Pada dasarnya, menjadi dermawan berarti meniru sifat Allah Swt. Hal ini tercermin dalam doa bulan Rajab:
{یا مَنْ یُعْطی مَنْ لَمْ یَسْئَلْهُ ومَنْ لَمْ یَعْرِفْهُ تَحَنُّناً مِنْهُ وَرَحْمَة}
"Wahai Dzat yang memberi kepada siapa pun yang tidak meminta kepada-Nya dan kepada siapa pun yang tidak mengenal-Nya, karena kelembutan dan rahmat dari-Nya."
Menurut sabda Imam Ja'far As-Shadiq alaihissalam, nilai kedermawanan begitu tinggi hingga:
²{شَابٌّ سَخِیٌّ مُرَهَّقٌ فِی اَلذُّنُوبِ أَحَبُّ إِلَی اَللَّهِ مِنْ شَیْخٍ عَابِدٍ بَخِیلٍ}
"Pemuda dermawan yang berlumuran dosa lebih dicintai di sisi Allah daripada orang tua (syekh) yang rajin beribadah tetapi kikir."
Tentu, hadis semacam ini hanya bertujuan membandingkan untuk menunjukkan nilai luhur suatu sifat di sisi Allah, dan bukan merupakan persetujuan mutlak terhadap pihak mana pun.

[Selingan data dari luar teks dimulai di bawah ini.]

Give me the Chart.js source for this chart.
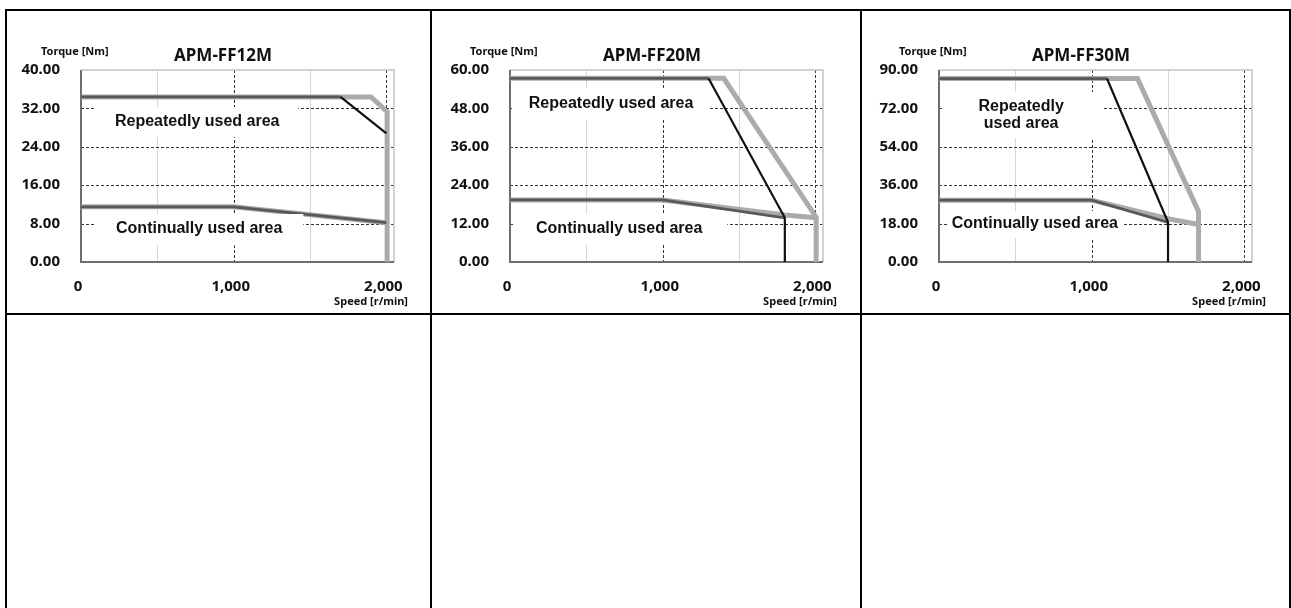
<!DOCTYPE html>
<html>
<head>
<meta charset="utf-8">
<title>APM-FF torque curves</title>
<script src="https://cdn.jsdelivr.net/npm/chart.js@4.4.0/dist/chart.umd.min.js"></script>
<style>
    html, body { margin: 0; padding: 0; background: #fff; overflow: hidden; }
    body { width: 1291px; height: 608px; position: relative; }
    .rule { position: absolute; background: #000; }
    canvas { position: absolute; }
</style>
</head>
<body>
<div class="rule" style="left:5px;top:9px;width:1286px;height:2px"></div>
<div class="rule" style="left:5px;top:313px;width:1286px;height:2px"></div>
<div class="rule" style="left:5px;top:9px;width:2px;height:600px"></div>
<div class="rule" style="left:430px;top:9px;width:2px;height:600px"></div>
<div class="rule" style="left:860px;top:9px;width:2px;height:600px"></div>
<div class="rule" style="left:1289px;top:9px;width:2px;height:600px"></div>

<canvas id="ff12" width="423" height="300" style="left:7px;top:12px"></canvas>
<canvas id="ff20" width="423" height="300" style="left:436px;top:12px"></canvas>
<canvas id="ff30" width="423" height="300" style="left:865px;top:12px"></canvas>

<script>
// speed axis, shared
const xTicks = [0, 1000, 2000];
const xTickLabels = ['0', '1,000', '2,000'];
const xMinorGrid = [500, 1500];
const xMax = 2050;

// APM-FF12M  [speed r/min, torque Nm]
const ff12Ticks = [0, 8, 16, 24, 32, 40];
const ff12RepWide = [[0, 34.4], [1900, 34.4], [2005, 31.3], [2005, 0]];
const ff12ContWide = [[0, 11.5], [1000, 11.5], [2000, 8.2]];
const ff12RepFlat = [[0, 34.4], [1700, 34.4]];
const ff12RepDrop = [[1700, 34.4], [2000, 26.8]];
const ff12Cont = [[0, 11.5], [1000, 11.5], [2000, 8.2]];

// APM-FF20M
const ff20Ticks = [0, 12, 24, 36, 48, 60];
const ff20RepWide = [[0, 57.4], [1400, 57.4], [2005, 14], [2005, 0]];
const ff20ContWide = [[0, 19.4], [1000, 19.4], [1800, 14.7], [2005, 13.8]];
const ff20RepFlat = [[0, 57.4], [1300, 57.4]];
const ff20RepDrop = [[1300, 57.4], [1800, 13.8], [1800, 0]];
const ff20Cont = [[0, 19.4], [1000, 19.4], [1800, 13.8]];

// APM-FF30M
const ff30Ticks = [0, 18, 36, 54, 72, 90];
const ff30RepWide = [[0, 86], [1300, 86], [1700, 23.6], [1700, 0]];
const ff30ContWide = [[0, 29], [1000, 29], [1500, 20.3], [1700, 17.6]];
const ff30RepFlat = [[0, 86], [1100, 86]];
const ff30RepDrop = [[1100, 86], [1500, 18.6], [1500, 0]];
const ff30Cont = [[0, 29], [1000, 29], [1500, 18.6]];

const tickFont = '"Noto Sans", "DejaVu Sans", sans-serif';
const noteFont = 'bold 16px "Liberation Sans", Arial, sans-serif';

const toPoints = arr => arr.map(p => ({ x: p[0], y: p[1] }));

// grid, frame, boxes and captions
const motorPlugin = {
    id: 'motor',
    beforeDatasetsDraw(chart, args, opts) {
        const { ctx, chartArea: a, scales: { x, y } } = chart;
        ctx.save();
        ctx.lineWidth = 1;
        ctx.strokeStyle = '#d6d6d6';
        xMinorGrid.forEach(v => {
            const px = Math.round(x.getPixelForValue(v)) + 0.5;
            ctx.beginPath(); ctx.moveTo(px, a.top); ctx.lineTo(px, a.bottom); ctx.stroke();
        });
        ctx.setLineDash([3, 2]);
        ctx.strokeStyle = '#333';
        xTicks.slice(1).forEach(v => {
            const px = Math.round(x.getPixelForValue(v)) + 0.5;
            ctx.beginPath(); ctx.moveTo(px, a.top); ctx.lineTo(px, a.bottom); ctx.stroke();
        });
        opts.ticks.slice(1, -1).forEach(v => {
            const py = Math.round(y.getPixelForValue(v)) + 0.5;
            ctx.beginPath(); ctx.moveTo(a.left, py); ctx.lineTo(a.right, py); ctx.stroke();
        });
        ctx.setLineDash([]);
        ctx.strokeStyle = '#c4c4c4';
        ctx.lineWidth = 1.5;
        ctx.beginPath();
        ctx.moveTo(a.left, a.top); ctx.lineTo(a.right, a.top); ctx.lineTo(a.right, a.bottom);
        ctx.stroke();
        ctx.strokeStyle = '#6e6e6e';
        ctx.lineWidth = 2;
        ctx.beginPath();
        ctx.moveTo(a.left, a.top); ctx.lineTo(a.left, a.bottom); ctx.lineTo(a.right, a.bottom);
        ctx.stroke();
        ctx.restore();
    },
    afterDatasetsDraw(chart, args, opts) {
        const { ctx, chartArea: a, scales: { x, y } } = chart;
        ctx.save();
        opts.notes.forEach(n => {
            const x0 = x.getPixelForValue(n.box[0]), x1 = x.getPixelForValue(n.box[1]);
            const y0 = y.getPixelForValue(n.box[2]), y1 = y.getPixelForValue(n.box[3]);
            ctx.fillStyle = '#fff';
            ctx.fillRect(x0, y0, x1 - x0, y1 - y0);
            ctx.fillStyle = '#111';
            ctx.font = noteFont;
            ctx.textAlign = 'center';
            ctx.textBaseline = 'middle';
            const cx = x.getPixelForValue(n.at[0]), cy = y.getPixelForValue(n.at[1]);
            const lh = 17;
            n.text.forEach((t, i) => {
                ctx.fillText(t, cx, cy + (i - (n.text.length - 1) / 2) * lh);
            });
        });
        ctx.fillStyle = '#111';
        ctx.textBaseline = 'middle';
        ctx.textAlign = 'center';
        ctx.font = 'bold 17px ' + tickFont;
        ctx.fillText(opts.title, a.left + 142, a.top - 14);
        ctx.textAlign = 'left';
        ctx.font = 'bold 11px ' + tickFont;
        ctx.fillText('Torque [Nm]', a.left - 40, a.top - 18);
        ctx.textAlign = 'right';
        ctx.fillText('Speed [r/min]', a.right + 14, a.bottom + 40);
        ctx.restore();
    }
};

function makeChart(id, title, yTicks, repWide, contWide, repFlat, repDrop, cont, notes) {
    const yMax = yTicks[yTicks.length - 1];
    return new Chart(document.getElementById(id), {
        type: 'line',
        data: {
            datasets: [{
                data: toPoints(repDrop),
                borderColor: '#111',
                borderWidth: 2.2
            }, {
                data: toPoints(repFlat),
                borderColor: '#585858',
                borderWidth: 2.8
            }, {
                data: toPoints(cont),
                borderColor: '#585858',
                borderWidth: 2.8
            }, {
                data: toPoints(repWide),
                borderColor: '#ababab',
                borderWidth: 5
            }, {
                data: toPoints(contWide),
                borderColor: '#ababab',
                borderWidth: 5
            }]
        },
        options: {
            responsive: false,
            animation: false,
            events: [],
            elements: {
                point: { radius: 0 },
                line: { tension: 0, fill: false, borderJoinStyle: 'miter', borderCapStyle: 'butt' }
            },
            layout: { padding: { top: 58, right: 36, left: 0, bottom: 0 } },
            plugins: {
                legend: { display: false },
                tooltip: { enabled: false },
                motor: { title: title, ticks: yTicks, notes: notes }
            },
            scales: {
                x: {
                    type: 'linear',
                    min: 0,
                    max: xMax,
                    grid: { display: false, drawTicks: false },
                    border: { display: false },
                    afterFit: s => { s.height = 50; },
                    afterBuildTicks: s => { s.ticks = xTicks.map(v => ({ value: v })); },
                    ticks: {
                        padding: 16,
                        labelOffset: -3,
                        maxRotation: 0,
                        autoSkip: false,
                        color: '#111',
                        font: { family: tickFont, size: 15, weight: 'bold' },
                        callback: (v, i) => xTickLabels[i]
                    }
                },
                y: {
                    min: 0,
                    max: yMax,
                    grid: { display: false, drawTicks: false },
                    border: { display: false },
                    afterFit: s => { s.width = 74; },
                    afterBuildTicks: s => { s.ticks = yTicks.map(v => ({ value: v })); },
                    ticks: {
                        padding: 21,
                        autoSkip: false,
                        color: '#111',
                        font: { family: tickFont, size: 15, weight: 'bold' },
                        callback: v => v.toFixed(2)
                    }
                }
            }
        },
        plugins: [motorPlugin]
    });
}

makeChart('ff12', 'APM-FF12M', ff12Ticks, ff12RepWide, ff12ContWide, ff12RepFlat, ff12RepDrop, ff12Cont, [
    { text: ['Repeatedly used area'], at: [761, 29.2], box: [98, 1423, 32.3, 26.0] },
    { text: ['Continually used area'], at: [774, 6.9], box: [98, 1456, 10.0, 3.5] }
]);

makeChart('ff20', 'APM-FF20M', ff20Ticks, ff20RepWide, ff20ContWide, ff20RepFlat, ff20RepDrop, ff20Cont, [
    { text: ['Repeatedly used area'], at: [662, 49.4], box: [13, 1311, 54.4, 44.4] },
    { text: ['Continually used area'], at: [715, 10.3], box: [20, 1423, 15.0, 5.3] }
]);

makeChart('ff30', 'APM-FF30M', ff30Ticks, ff30RepWide, ff30ContWide, ff30RepFlat, ff30RepDrop, ff30Cont, [
    { text: ['Repeatedly', 'used area'], at: [538, 68.7], box: [20, 1069, 79.7, 58.0] },
    { text: ['Continually used area'], at: [628, 17.8], box: [61, 1209, 23.9, 11.2] }
]);
</script>
</body>
</html>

Imam Musa Al-Kadzim alaihissalam memberikan peringatan serius bagi mereka yang menahan diri dari sifat kedermawanan dan bersikap kikir dan pelit:
³{إِیَّاکَ أَنْ تَمْنَعَ فِی طَاعَةِ اَللَّهِ فَتُنْفِقُ مِثْلَیْهِ فِی مَعْصِیَةِ اَللَّهِ}
"Jangan sekali-kali engkau bersikap kikir (menolak berinfak) di jalan ketaatan kepada Allah, sebab (niscaya) engkau akan mengeluarkan dua kali lipat darinya di jalan kemaksiatan kepada Allah."
Oleh karena itu, jika seseorang berlaku kikir di jalan Allah Swt, sesuai ketetapan-Nya, ia akan terpaksa mengeluarkan hartanya dua kali lipat di jalan kemaksiatan, dan Ini adalah kerugian yang nyata. Sebagai penutup, ada poin penting dan mendalam mengenai kedermawanan yang mengubah pandangan kita tentang "rezeki", sebagaimana yang disampaikan oleh Amirul Mukminin Ali bin Abi Thalib alaihissalam. Beliau bersabda:
⁴{لَمْ یُرْزَقِ اَلْمَالَ مَنْ لَمْ یُنْفِقْهُ}
"Siapa pun yang tidak menginfakkan hartanya, maka harta itu (sesungguhnya) belum direzekikan kepadanya (melainkan hanya menjadi beban dan malapetaka baginya)."
Hal ini ditegaskan kembali oleh Rasulullah Saw. Ketika Beliau menyembelih kambing dan menginfakkan seluruh dagingnya, kecuali bagian pundaknya, Beliau ditanya: "Ya Rasulullah! Hanya pundaknya yang tersisa!" Beliau menjawab: "Justru seluruh kambing yang diinfakkan (di jalan Allah Swt) itu tersisa (untuk akhirat), kecuali pundaknya yang kita simpan untuk diri kita sendiri (di dunia)."⁵
"Allah 'Azza wa Jalla telah menulis di pintu surga, "Bahwa surga adalah tempat bagi orang-orang yang dermawan."⁶
Catatan Kaki:
1. Nahj al-Balaghah, Hikmah no. 53.
2. Al-Kafi, jilid 4, halaman 41.
3. Tuhaf al-'Uqul, jilid 1, halaman 408.
4. Ghurar al-Hikam, jilid 1, halaman 563.
5. Meskipun hadis ini disebutkan dalam sumber-sumber Ahlusunnah, namun kandungannya sangat sejalan dengan riwayat-riwayat Ahlulbait (keluarga Nabi) yang suci.
6. Attar, Pandnameh (Kitab Nasihat).